On December 2, the Atlantic Council’s Transatlantic Security Initiative hosted an off-the-record strategy session with General Sverker Göranson, supreme commander of the Swedish Armed Forces, to discuss strategic priorities for NATO’s partnership policy in light of ongoing NATO and Swedish armed forces reforms.
With the pending drawdown in Afghanistan, NATO must seek a new mission focus to face external threats while simultaneously grappling with internal cracks and fissures in Alliance unity. Partnerships offer one way for NATO’s to better shore up its capabilities and ability to operate in a globalized security environment. As NATO seeks to better define its partnership policy, Sweden stands as a model for what an effective partnership entails. Sweden is poised to play a key leadership role in refining NATO’s partnership policy from the partners’ side of the table, as it has participated in all major NATO operations since the end of the Cold War and numerous NATO exercises.

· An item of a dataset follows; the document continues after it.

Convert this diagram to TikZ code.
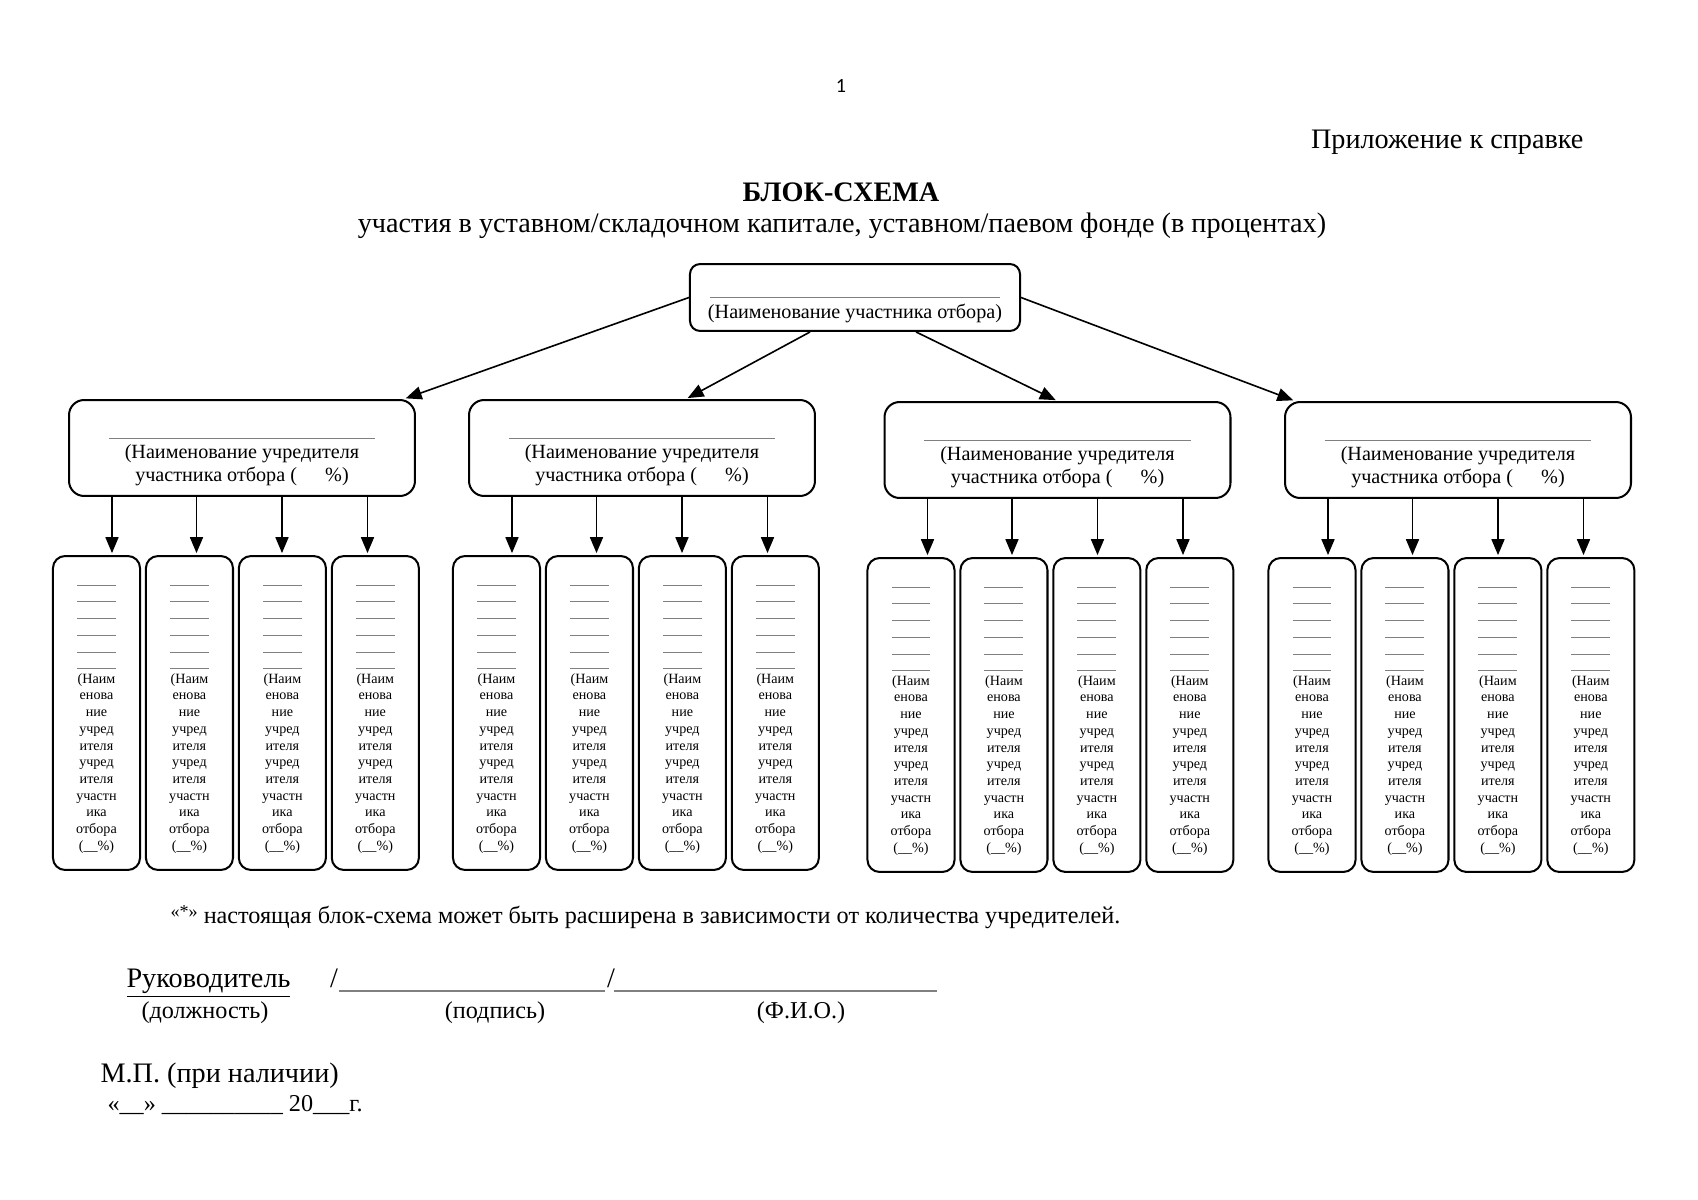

General Göranson has been the supreme commander of the Swedish Armed Forces since 2009. His current position followed a nearly four decade-long career in the Swedish military, which included key leadership positions in the Nordic and Swedish battalions of UNPROFOR and IFOR in Bosnia in 1995-1996, tenure as military and assistant defense attaché to the United States from 2000-2003, chief of staff of the Swedish Army from 2005-2007, and director of the joint staff from 2007-2009.